::: Data :::
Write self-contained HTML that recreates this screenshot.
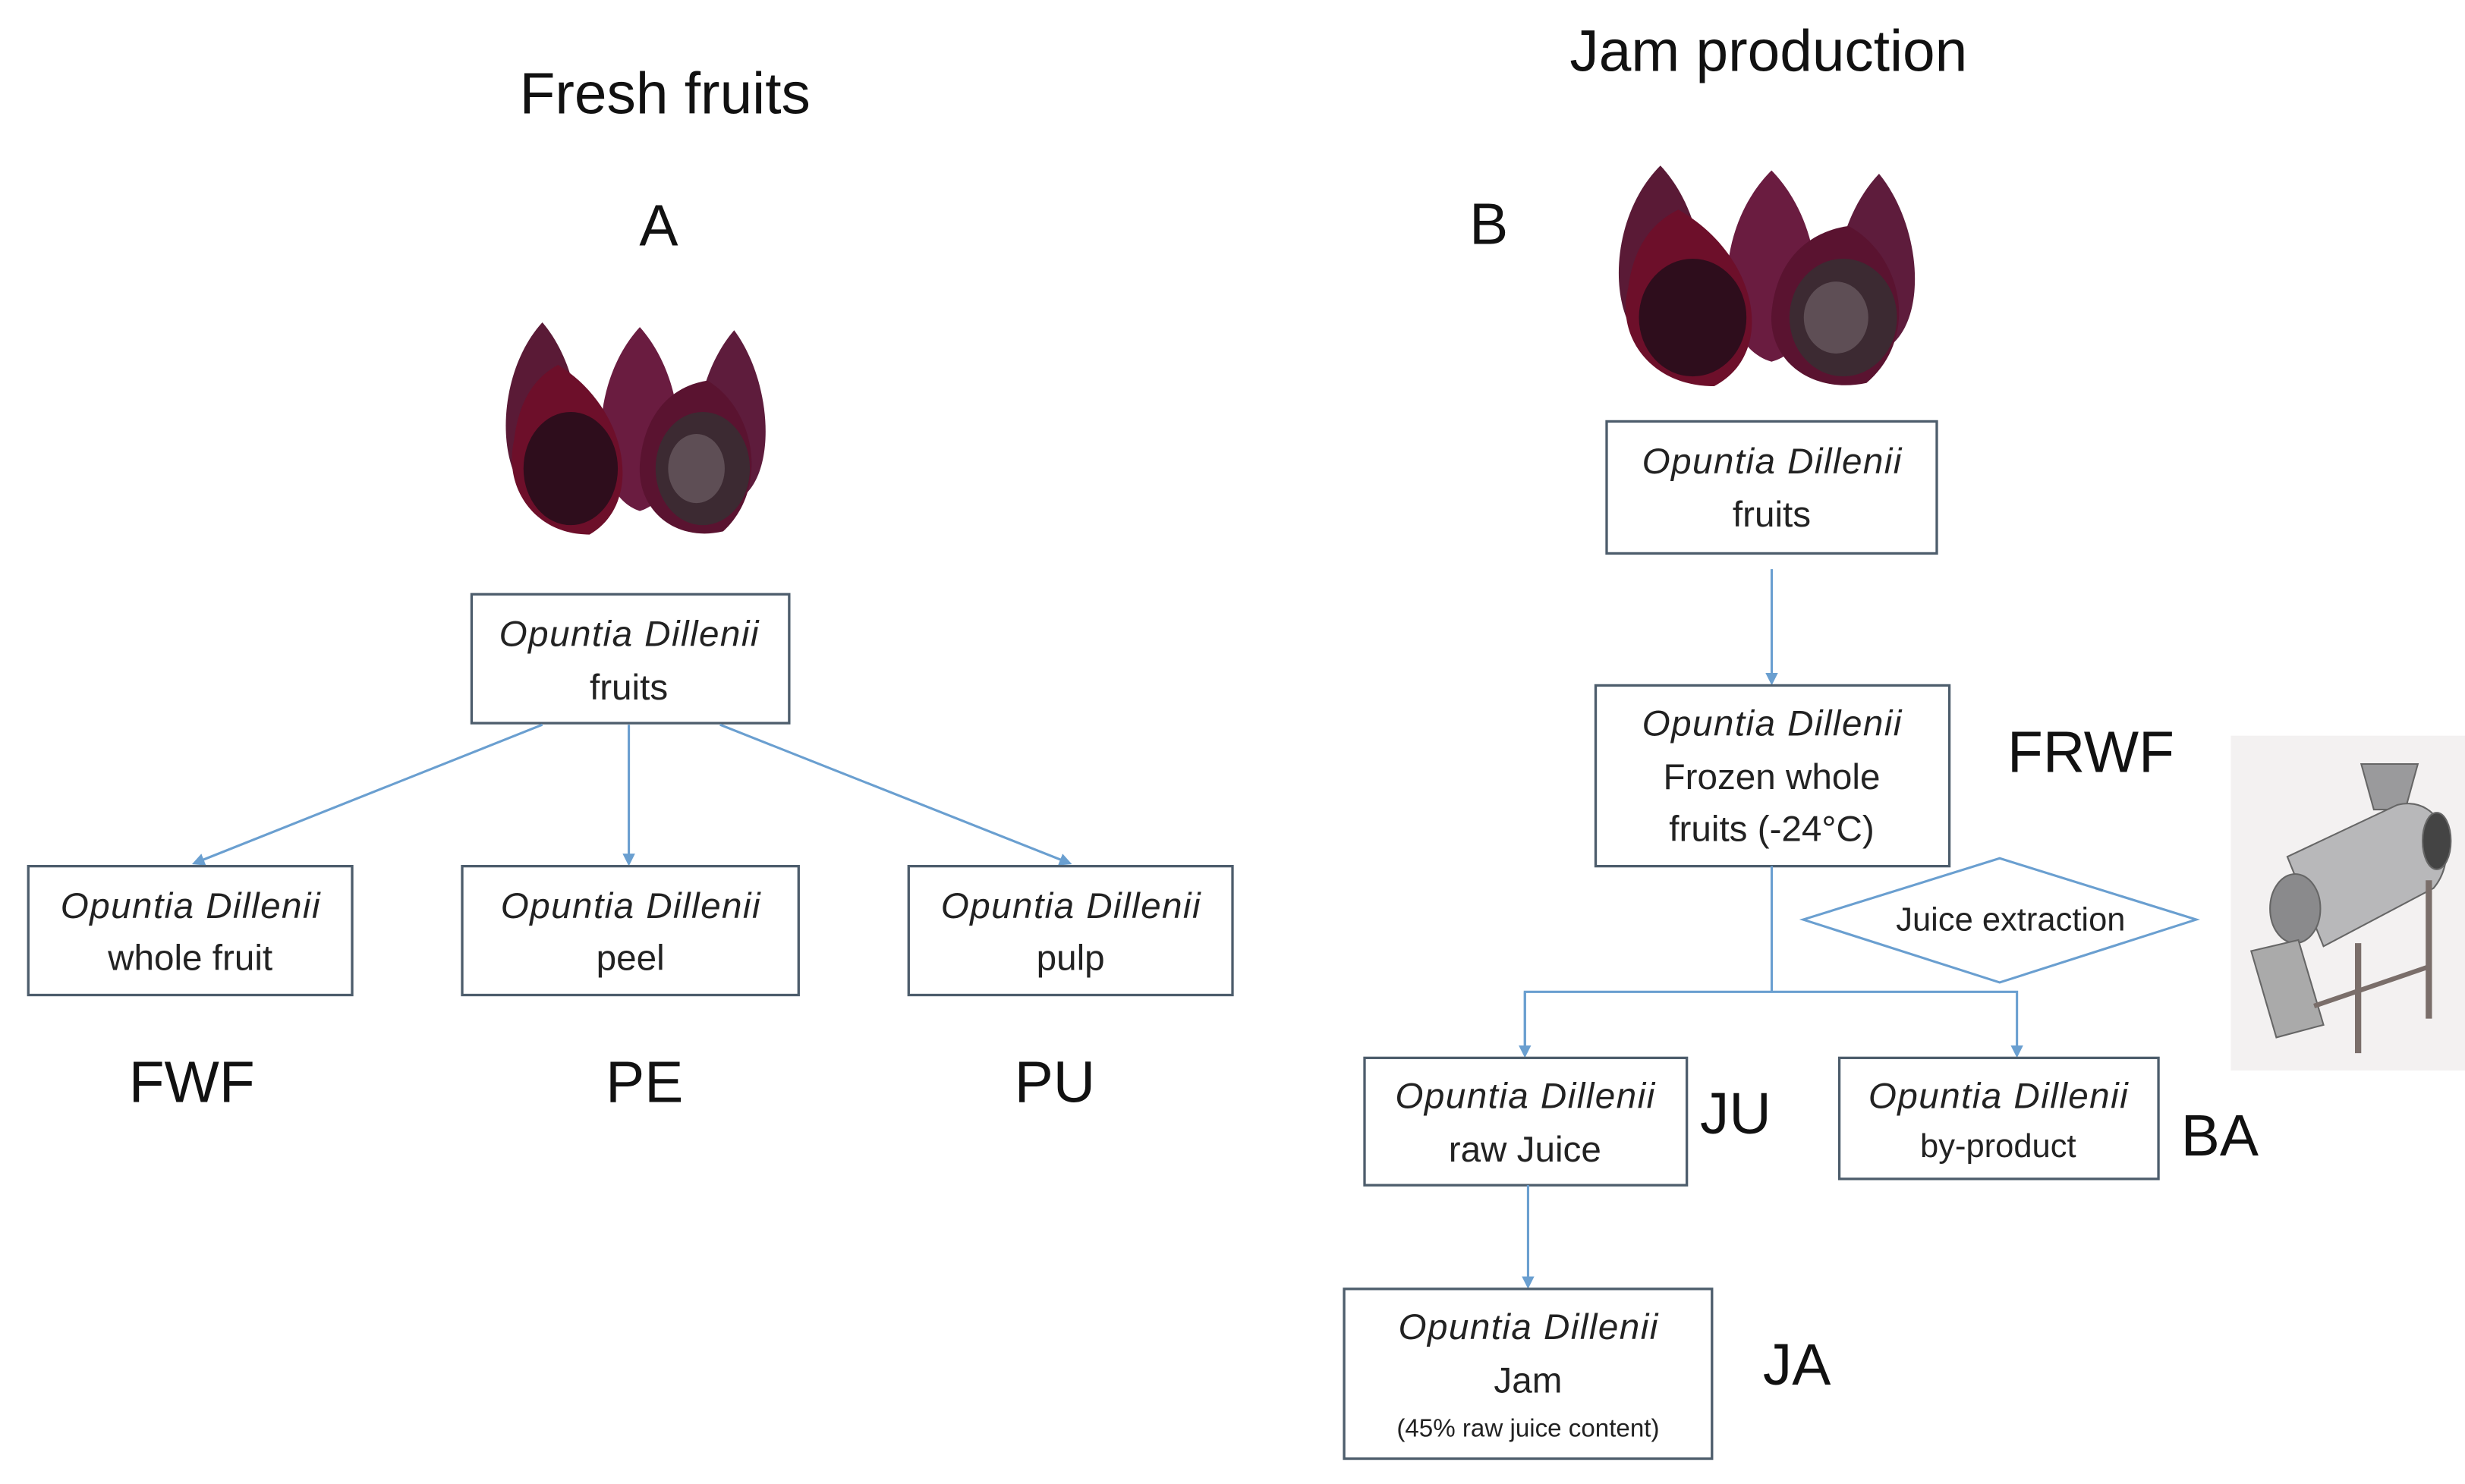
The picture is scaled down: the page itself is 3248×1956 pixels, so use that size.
<!DOCTYPE html>
<html><head><meta charset="utf-8"><style>
html,body{margin:0;padding:0;background:#fff;}
svg{display:block}
text{font-family:"Liberation Sans",sans-serif;fill:#111}
.b{fill:#fff;stroke:#4d5d6c;stroke-width:1.6}
.a{stroke:#6a9fd0;stroke-width:1.5;fill:none}
.t{font-size:23px;text-anchor:middle;fill:#222}
.i{font-style:italic}
.L{font-size:37px;text-anchor:middle}
</style></head><body>
<svg width="3248" height="1956" viewBox="0 0 1568 944" xmlns="http://www.w3.org/2000/svg">
<defs>
<marker id="ar" markerWidth="8" markerHeight="8" refX="6" refY="4" orient="auto" markerUnits="userSpaceOnUse"><path d="M0,0 L8,4 L0,8 Z" fill="#6a9fd0"/></marker>
<g id="fruit">
 <path d="M30,5 C60,40 62,110 30,120 C0,110 -2,40 30,5Z" fill="#5a1a36"/>
 <path d="M92,8 C125,45 125,115 92,125 C60,115 58,45 92,8Z" fill="#6a1c40"/>
 <path d="M152,10 C178,45 180,110 150,120 C120,110 122,45 152,10Z" fill="#5e1c3c"/>
 <path d="M40,32 C85,60 95,120 60,140 C25,140 5,110 12,80 C15,55 25,40 40,32Z" fill="#6d0f2a"/>
 <ellipse cx="48" cy="98" rx="30" ry="36" fill="#2e0d1c"/>
 <path d="M135,42 C165,60 175,110 145,138 C115,145 90,125 92,95 C95,60 115,45 135,42Z" fill="#5a1330"/>
 <ellipse cx="132" cy="98" rx="30" ry="36" fill="#3c2a32"/>
 <ellipse cx="128" cy="98" rx="18" ry="22" fill="#5e4e55"/>
</g>
</defs>
<rect width="1568" height="944" fill="#fff"/>

<text x="423" y="72" class="L">Fresh fruits</text>
<text x="1125" y="45" class="L">Jam production</text>
<text x="419" y="156" class="L">A</text>
<text x="947" y="155" class="L">B</text>

<use href="#fruit" transform="translate(315,200)"/>
<use href="#fruit" transform="translate(1022,100) scale(1.14,1.04)"/>

<g transform="scale(0.96,1)">
</g>
<!-- left tree -->
<rect class="b" x="300" y="378" width="202" height="82"/>
<text x="400" y="411" class="t i" textLength="165">Opuntia Dillenii</text>
<text x="400" y="445" class="t">fruits</text>
<line class="a" x1="345" y1="461" x2="124" y2="549" marker-end="url(#ar)"/>
<line class="a" x1="400" y1="461" x2="400" y2="549" marker-end="url(#ar)"/>
<line class="a" x1="458" y1="461" x2="680" y2="549" marker-end="url(#ar)"/>
<rect class="b" x="18" y="551" width="206" height="82"/>
<text x="121" y="584" class="t i" textLength="165">Opuntia Dillenii</text>
<text x="121" y="617" class="t">whole fruit</text>
<rect class="b" x="294" y="551" width="214" height="82"/>
<text x="401" y="584" class="t i" textLength="165">Opuntia Dillenii</text>
<text x="401" y="617" class="t">peel</text>
<rect class="b" x="578" y="551" width="206" height="82"/>
<text x="681" y="584" class="t i" textLength="165">Opuntia Dillenii</text>
<text x="681" y="617" class="t">pulp</text>
<text x="122" y="701" class="L">FWF</text>
<text x="410" y="701" class="L">PE</text>
<text x="671" y="701" class="L">PU</text>

<!-- right tree -->
<rect class="b" x="1022" y="268" width="210" height="84"/>
<text x="1127" y="301" class="t i" textLength="165">Opuntia Dillenii</text>
<text x="1127" y="335" class="t">fruits</text>
<line class="a" x1="1127" y1="362" x2="1127" y2="434" marker-end="url(#ar)"/>
<rect class="b" x="1015" y="436" width="225" height="115"/>
<text x="1127" y="468" class="t i" textLength="165">Opuntia Dillenii</text>
<text x="1127" y="502" class="t">Frozen whole</text>
<text x="1127" y="535" class="t">fruits (-24°C)</text>
<text x="1330" y="491" class="L">FRWF</text>
<line class="a" x1="1127" y1="551" x2="1127" y2="631"/>
<polyline class="a" points="970,671 970,631 1283,631 1283,671" marker-end="url(#ar)"/>
<line class="a" x1="970" y1="631" x2="970" y2="671" marker-end="url(#ar)"/>
<polygon points="1147,585 1272,546 1397,585 1272,625" fill="#fff" stroke="#6a9fd0" stroke-width="1.5"/>
<text x="1279" y="592" style="font-size:21px;text-anchor:middle;fill:#222">Juice extraction</text>

<!-- machine -->
<rect x="1419" y="468" width="149" height="213" fill="#f3f1f1"/>
<g stroke="#666" stroke-width="1">
 <polygon points="1502,486 1538,486 1530,515 1510,515" fill="#9a9a9c"/>
 <path d="M1455,545 L1525,512 C1555,505 1565,545 1548,565 L1478,602 Z" fill="#b8b8ba"/>
 <ellipse cx="1550" cy="535" rx="9" ry="18" fill="#444"/>
 <ellipse cx="1460" cy="578" rx="16" ry="22" fill="#8a8a8c"/>
 <polygon points="1432,605 1462,598 1478,652 1448,660" fill="#aaa"/>
 <line x1="1500" y1="600" x2="1500" y2="670" stroke="#7a6e6a" stroke-width="4"/>
 <line x1="1545" y1="560" x2="1545" y2="648" stroke="#7a6e6a" stroke-width="4"/>
 <line x1="1472" y1="640" x2="1545" y2="615" stroke="#7a6e6a" stroke-width="3"/>
</g>

<rect class="b" x="868" y="673" width="205" height="81"/>
<text x="970" y="705" class="t i" textLength="165">Opuntia Dillenii</text>
<text x="970" y="739" class="t">raw Juice</text>
<text x="1104" y="721" class="L">JU</text>
<rect class="b" x="1170" y="673" width="203" height="77"/>
<text x="1271" y="705" class="t i" textLength="165">Opuntia Dillenii</text>
<text x="1271" y="736" style="font-size:21px;text-anchor:middle;fill:#222">by-product</text>
<text x="1412" y="735" class="L">BA</text>
<line class="a" x1="972" y1="754" x2="972" y2="818" marker-end="url(#ar)"/>
<rect class="b" x="855" y="820" width="234" height="108"/>
<text x="972" y="852" class="t i" textLength="165">Opuntia Dillenii</text>
<text x="972" y="886" class="t">Jam</text>
<text x="972" y="914" style="font-size:16px;text-anchor:middle;fill:#222">(45% raw juice content)</text>
<text x="1143" y="881" class="L">JA</text>
</svg>
</body></html>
:::
Aim → Write out the listing above exactly as it stands, pictures excluded.

Solution →
Write self-contained HTML that recreates this screenshot.
The picture is scaled down: the page itself is 3248×1956 pixels, so use that size.
<!DOCTYPE html>
<html><head><meta charset="utf-8"><style>
html,body{margin:0;padding:0;background:#fff;}
svg{display:block}
text{font-family:"Liberation Sans",sans-serif;fill:#111}
.b{fill:#fff;stroke:#4d5d6c;stroke-width:1.6}
.a{stroke:#6a9fd0;stroke-width:1.5;fill:none}
.t{font-size:23px;text-anchor:middle;fill:#222}
.i{font-style:italic}
.L{font-size:37px;text-anchor:middle}
</style></head><body>
<svg width="3248" height="1956" viewBox="0 0 1568 944" xmlns="http://www.w3.org/2000/svg">
<defs>
<marker id="ar" markerWidth="8" markerHeight="8" refX="6" refY="4" orient="auto" markerUnits="userSpaceOnUse"><path d="M0,0 L8,4 L0,8 Z" fill="#6a9fd0"/></marker>
<g id="fruit">
 <path d="M30,5 C60,40 62,110 30,120 C0,110 -2,40 30,5Z" fill="#5a1a36"/>
 <path d="M92,8 C125,45 125,115 92,125 C60,115 58,45 92,8Z" fill="#6a1c40"/>
 <path d="M152,10 C178,45 180,110 150,120 C120,110 122,45 152,10Z" fill="#5e1c3c"/>
 <path d="M40,32 C85,60 95,120 60,140 C25,140 5,110 12,80 C15,55 25,40 40,32Z" fill="#6d0f2a"/>
 <ellipse cx="48" cy="98" rx="30" ry="36" fill="#2e0d1c"/>
 <path d="M135,42 C165,60 175,110 145,138 C115,145 90,125 92,95 C95,60 115,45 135,42Z" fill="#5a1330"/>
 <ellipse cx="132" cy="98" rx="30" ry="36" fill="#3c2a32"/>
 <ellipse cx="128" cy="98" rx="18" ry="22" fill="#5e4e55"/>
</g>
</defs>
<rect width="1568" height="944" fill="#fff"/>

<text x="423" y="72" class="L">Fresh fruits</text>
<text x="1125" y="45" class="L">Jam production</text>
<text x="419" y="156" class="L">A</text>
<text x="947" y="155" class="L">B</text>

<use href="#fruit" transform="translate(315,200)"/>
<use href="#fruit" transform="translate(1022,100) scale(1.14,1.04)"/>

<g transform="scale(0.96,1)">
</g>
<!-- left tree -->
<rect class="b" x="300" y="378" width="202" height="82"/>
<text x="400" y="411" class="t i" textLength="165">Opuntia Dillenii</text>
<text x="400" y="445" class="t">fruits</text>
<line class="a" x1="345" y1="461" x2="124" y2="549" marker-end="url(#ar)"/>
<line class="a" x1="400" y1="461" x2="400" y2="549" marker-end="url(#ar)"/>
<line class="a" x1="458" y1="461" x2="680" y2="549" marker-end="url(#ar)"/>
<rect class="b" x="18" y="551" width="206" height="82"/>
<text x="121" y="584" class="t i" textLength="165">Opuntia Dillenii</text>
<text x="121" y="617" class="t">whole fruit</text>
<rect class="b" x="294" y="551" width="214" height="82"/>
<text x="401" y="584" class="t i" textLength="165">Opuntia Dillenii</text>
<text x="401" y="617" class="t">peel</text>
<rect class="b" x="578" y="551" width="206" height="82"/>
<text x="681" y="584" class="t i" textLength="165">Opuntia Dillenii</text>
<text x="681" y="617" class="t">pulp</text>
<text x="122" y="701" class="L">FWF</text>
<text x="410" y="701" class="L">PE</text>
<text x="671" y="701" class="L">PU</text>

<!-- right tree -->
<rect class="b" x="1022" y="268" width="210" height="84"/>
<text x="1127" y="301" class="t i" textLength="165">Opuntia Dillenii</text>
<text x="1127" y="335" class="t">fruits</text>
<line class="a" x1="1127" y1="362" x2="1127" y2="434" marker-end="url(#ar)"/>
<rect class="b" x="1015" y="436" width="225" height="115"/>
<text x="1127" y="468" class="t i" textLength="165">Opuntia Dillenii</text>
<text x="1127" y="502" class="t">Frozen whole</text>
<text x="1127" y="535" class="t">fruits (-24°C)</text>
<text x="1330" y="491" class="L">FRWF</text>
<line class="a" x1="1127" y1="551" x2="1127" y2="631"/>
<polyline class="a" points="970,671 970,631 1283,631 1283,671" marker-end="url(#ar)"/>
<line class="a" x1="970" y1="631" x2="970" y2="671" marker-end="url(#ar)"/>
<polygon points="1147,585 1272,546 1397,585 1272,625" fill="#fff" stroke="#6a9fd0" stroke-width="1.5"/>
<text x="1279" y="592" style="font-size:21px;text-anchor:middle;fill:#222">Juice extraction</text>

<!-- machine -->
<rect x="1419" y="468" width="149" height="213" fill="#f3f1f1"/>
<g stroke="#666" stroke-width="1">
 <polygon points="1502,486 1538,486 1530,515 1510,515" fill="#9a9a9c"/>
 <path d="M1455,545 L1525,512 C1555,505 1565,545 1548,565 L1478,602 Z" fill="#b8b8ba"/>
 <ellipse cx="1550" cy="535" rx="9" ry="18" fill="#444"/>
 <ellipse cx="1460" cy="578" rx="16" ry="22" fill="#8a8a8c"/>
 <polygon points="1432,605 1462,598 1478,652 1448,660" fill="#aaa"/>
 <line x1="1500" y1="600" x2="1500" y2="670" stroke="#7a6e6a" stroke-width="4"/>
 <line x1="1545" y1="560" x2="1545" y2="648" stroke="#7a6e6a" stroke-width="4"/>
 <line x1="1472" y1="640" x2="1545" y2="615" stroke="#7a6e6a" stroke-width="3"/>
</g>

<rect class="b" x="868" y="673" width="205" height="81"/>
<text x="970" y="705" class="t i" textLength="165">Opuntia Dillenii</text>
<text x="970" y="739" class="t">raw Juice</text>
<text x="1104" y="721" class="L">JU</text>
<rect class="b" x="1170" y="673" width="203" height="77"/>
<text x="1271" y="705" class="t i" textLength="165">Opuntia Dillenii</text>
<text x="1271" y="736" style="font-size:21px;text-anchor:middle;fill:#222">by-product</text>
<text x="1412" y="735" class="L">BA</text>
<line class="a" x1="972" y1="754" x2="972" y2="818" marker-end="url(#ar)"/>
<rect class="b" x="855" y="820" width="234" height="108"/>
<text x="972" y="852" class="t i" textLength="165">Opuntia Dillenii</text>
<text x="972" y="886" class="t">Jam</text>
<text x="972" y="914" style="font-size:16px;text-anchor:middle;fill:#222">(45% raw juice content)</text>
<text x="1143" y="881" class="L">JA</text>
</svg>
</body></html>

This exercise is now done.